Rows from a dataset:
--------------------------------

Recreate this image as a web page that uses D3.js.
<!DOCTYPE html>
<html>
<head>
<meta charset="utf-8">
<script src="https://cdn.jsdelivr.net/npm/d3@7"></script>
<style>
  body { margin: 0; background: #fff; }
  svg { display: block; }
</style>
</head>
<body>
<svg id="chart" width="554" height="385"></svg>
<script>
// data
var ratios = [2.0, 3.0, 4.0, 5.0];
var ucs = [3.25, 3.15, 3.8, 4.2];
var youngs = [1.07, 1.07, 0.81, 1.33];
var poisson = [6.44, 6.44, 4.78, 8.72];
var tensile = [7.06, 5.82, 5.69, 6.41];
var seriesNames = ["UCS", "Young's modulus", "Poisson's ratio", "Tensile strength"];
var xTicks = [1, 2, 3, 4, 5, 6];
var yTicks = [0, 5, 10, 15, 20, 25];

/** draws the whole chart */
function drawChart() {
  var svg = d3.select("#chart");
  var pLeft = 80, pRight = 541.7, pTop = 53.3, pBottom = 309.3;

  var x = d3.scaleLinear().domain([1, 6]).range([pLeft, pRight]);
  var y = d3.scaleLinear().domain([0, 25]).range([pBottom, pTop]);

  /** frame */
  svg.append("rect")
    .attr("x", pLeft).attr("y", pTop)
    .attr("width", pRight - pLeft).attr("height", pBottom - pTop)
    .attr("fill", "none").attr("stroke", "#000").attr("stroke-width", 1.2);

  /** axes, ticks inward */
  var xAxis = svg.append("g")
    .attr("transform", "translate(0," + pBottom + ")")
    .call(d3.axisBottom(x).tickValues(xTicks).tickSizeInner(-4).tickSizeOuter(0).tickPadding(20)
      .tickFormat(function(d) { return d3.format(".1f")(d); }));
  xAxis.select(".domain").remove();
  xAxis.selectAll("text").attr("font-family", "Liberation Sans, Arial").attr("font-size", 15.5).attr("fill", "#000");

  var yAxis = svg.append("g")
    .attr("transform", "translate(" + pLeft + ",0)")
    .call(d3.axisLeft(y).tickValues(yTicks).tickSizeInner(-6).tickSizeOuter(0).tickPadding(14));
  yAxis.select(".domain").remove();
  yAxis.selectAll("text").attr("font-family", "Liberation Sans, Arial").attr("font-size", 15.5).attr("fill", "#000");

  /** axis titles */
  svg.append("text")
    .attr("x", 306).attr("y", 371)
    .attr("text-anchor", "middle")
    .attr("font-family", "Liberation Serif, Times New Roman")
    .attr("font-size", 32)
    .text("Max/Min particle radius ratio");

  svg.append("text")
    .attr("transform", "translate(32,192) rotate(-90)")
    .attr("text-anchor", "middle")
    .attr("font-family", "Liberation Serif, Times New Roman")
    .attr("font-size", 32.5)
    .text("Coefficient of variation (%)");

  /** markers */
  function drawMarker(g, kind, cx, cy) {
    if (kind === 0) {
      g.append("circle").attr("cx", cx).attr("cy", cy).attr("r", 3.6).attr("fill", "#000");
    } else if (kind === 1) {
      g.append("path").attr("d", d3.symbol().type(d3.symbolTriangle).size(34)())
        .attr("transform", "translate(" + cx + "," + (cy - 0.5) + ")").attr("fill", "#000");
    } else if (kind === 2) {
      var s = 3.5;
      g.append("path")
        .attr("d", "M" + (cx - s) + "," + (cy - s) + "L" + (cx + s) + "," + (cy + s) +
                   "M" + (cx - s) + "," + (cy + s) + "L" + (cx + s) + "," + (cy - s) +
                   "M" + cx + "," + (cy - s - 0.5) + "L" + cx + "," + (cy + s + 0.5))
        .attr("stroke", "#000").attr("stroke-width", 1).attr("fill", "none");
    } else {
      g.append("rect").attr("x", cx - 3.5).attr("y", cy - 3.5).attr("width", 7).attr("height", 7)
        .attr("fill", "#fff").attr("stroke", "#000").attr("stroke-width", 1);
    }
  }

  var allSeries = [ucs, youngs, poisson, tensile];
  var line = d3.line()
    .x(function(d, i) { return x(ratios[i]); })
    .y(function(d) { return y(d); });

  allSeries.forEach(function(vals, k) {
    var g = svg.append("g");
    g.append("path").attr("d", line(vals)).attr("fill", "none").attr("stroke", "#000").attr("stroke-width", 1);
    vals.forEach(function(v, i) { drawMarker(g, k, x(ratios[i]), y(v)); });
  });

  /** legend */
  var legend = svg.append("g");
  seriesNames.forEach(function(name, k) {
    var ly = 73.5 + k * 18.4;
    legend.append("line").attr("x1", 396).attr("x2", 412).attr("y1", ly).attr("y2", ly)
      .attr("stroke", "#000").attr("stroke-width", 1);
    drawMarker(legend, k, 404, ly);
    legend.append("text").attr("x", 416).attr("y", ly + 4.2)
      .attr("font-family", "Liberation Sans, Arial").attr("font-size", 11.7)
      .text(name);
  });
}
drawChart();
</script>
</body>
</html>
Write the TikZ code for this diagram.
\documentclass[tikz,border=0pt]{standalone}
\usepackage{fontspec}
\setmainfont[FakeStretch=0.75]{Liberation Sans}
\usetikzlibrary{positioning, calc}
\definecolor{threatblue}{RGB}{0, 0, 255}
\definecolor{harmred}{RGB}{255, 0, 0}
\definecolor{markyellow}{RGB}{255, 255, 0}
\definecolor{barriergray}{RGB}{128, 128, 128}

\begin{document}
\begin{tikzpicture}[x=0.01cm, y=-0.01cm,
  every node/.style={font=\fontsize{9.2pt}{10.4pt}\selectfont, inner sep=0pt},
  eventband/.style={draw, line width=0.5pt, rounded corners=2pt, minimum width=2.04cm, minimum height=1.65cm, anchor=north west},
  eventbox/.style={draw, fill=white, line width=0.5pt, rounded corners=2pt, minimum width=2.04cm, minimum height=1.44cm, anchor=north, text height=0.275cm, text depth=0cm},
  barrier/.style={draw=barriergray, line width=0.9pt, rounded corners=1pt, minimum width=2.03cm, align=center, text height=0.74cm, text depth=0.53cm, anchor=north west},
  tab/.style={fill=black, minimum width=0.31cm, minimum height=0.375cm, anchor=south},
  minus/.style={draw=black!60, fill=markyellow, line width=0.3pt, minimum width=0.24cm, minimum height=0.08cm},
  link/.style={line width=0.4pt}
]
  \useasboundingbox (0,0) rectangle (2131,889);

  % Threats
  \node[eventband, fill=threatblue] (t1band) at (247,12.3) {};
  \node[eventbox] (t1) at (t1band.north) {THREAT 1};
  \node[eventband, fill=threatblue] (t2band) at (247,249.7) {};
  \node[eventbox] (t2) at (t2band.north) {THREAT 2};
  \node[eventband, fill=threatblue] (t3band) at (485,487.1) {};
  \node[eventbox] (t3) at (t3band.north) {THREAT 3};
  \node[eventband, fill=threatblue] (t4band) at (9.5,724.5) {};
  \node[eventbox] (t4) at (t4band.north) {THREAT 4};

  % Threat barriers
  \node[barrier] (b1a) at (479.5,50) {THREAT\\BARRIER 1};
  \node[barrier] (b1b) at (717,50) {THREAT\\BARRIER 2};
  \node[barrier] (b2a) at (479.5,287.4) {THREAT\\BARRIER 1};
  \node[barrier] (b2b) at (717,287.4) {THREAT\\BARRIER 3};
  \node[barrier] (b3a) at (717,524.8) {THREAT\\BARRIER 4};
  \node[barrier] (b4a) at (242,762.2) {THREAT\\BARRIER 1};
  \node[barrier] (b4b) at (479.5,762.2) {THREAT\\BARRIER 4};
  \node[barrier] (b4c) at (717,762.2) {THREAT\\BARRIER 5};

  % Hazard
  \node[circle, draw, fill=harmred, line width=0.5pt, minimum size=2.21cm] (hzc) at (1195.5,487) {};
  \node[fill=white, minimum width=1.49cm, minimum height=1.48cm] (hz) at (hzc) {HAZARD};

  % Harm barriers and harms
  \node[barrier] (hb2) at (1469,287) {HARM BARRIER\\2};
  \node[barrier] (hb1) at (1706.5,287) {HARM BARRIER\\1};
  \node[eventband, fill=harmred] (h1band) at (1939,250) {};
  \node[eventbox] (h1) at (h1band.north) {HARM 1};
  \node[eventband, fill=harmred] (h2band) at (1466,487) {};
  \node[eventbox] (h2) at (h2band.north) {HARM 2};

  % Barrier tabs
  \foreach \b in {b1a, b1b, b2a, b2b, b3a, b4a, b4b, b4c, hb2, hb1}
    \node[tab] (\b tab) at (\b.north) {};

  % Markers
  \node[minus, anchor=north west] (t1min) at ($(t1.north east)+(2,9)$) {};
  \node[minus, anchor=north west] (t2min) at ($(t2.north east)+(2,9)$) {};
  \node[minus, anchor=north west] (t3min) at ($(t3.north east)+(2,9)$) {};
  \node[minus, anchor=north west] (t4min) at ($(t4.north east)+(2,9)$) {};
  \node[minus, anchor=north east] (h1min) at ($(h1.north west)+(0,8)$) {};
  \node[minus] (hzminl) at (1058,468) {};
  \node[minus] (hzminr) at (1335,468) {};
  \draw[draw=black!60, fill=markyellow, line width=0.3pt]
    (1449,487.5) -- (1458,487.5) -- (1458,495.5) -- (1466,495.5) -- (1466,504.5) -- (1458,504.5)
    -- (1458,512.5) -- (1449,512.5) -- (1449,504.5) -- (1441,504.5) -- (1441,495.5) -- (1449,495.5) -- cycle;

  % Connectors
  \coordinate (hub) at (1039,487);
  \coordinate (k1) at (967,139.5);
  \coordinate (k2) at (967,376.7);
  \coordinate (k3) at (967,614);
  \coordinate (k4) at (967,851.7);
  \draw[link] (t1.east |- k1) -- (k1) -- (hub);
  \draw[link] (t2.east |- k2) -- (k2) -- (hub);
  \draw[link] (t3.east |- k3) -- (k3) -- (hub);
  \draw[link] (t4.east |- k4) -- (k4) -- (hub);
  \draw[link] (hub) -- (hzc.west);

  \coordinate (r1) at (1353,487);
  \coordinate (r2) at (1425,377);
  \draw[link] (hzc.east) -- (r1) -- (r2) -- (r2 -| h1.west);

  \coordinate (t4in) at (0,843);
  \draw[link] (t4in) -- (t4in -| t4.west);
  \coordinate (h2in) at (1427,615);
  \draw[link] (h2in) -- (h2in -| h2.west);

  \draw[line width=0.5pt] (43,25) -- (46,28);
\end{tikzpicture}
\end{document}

--------------------------------

STATED GOAL> Copy every line from the records above that contains the word "this".

THE RESPONSE>
Recreate this image as a web page that uses D3.js.
Write the TikZ code for this diagram.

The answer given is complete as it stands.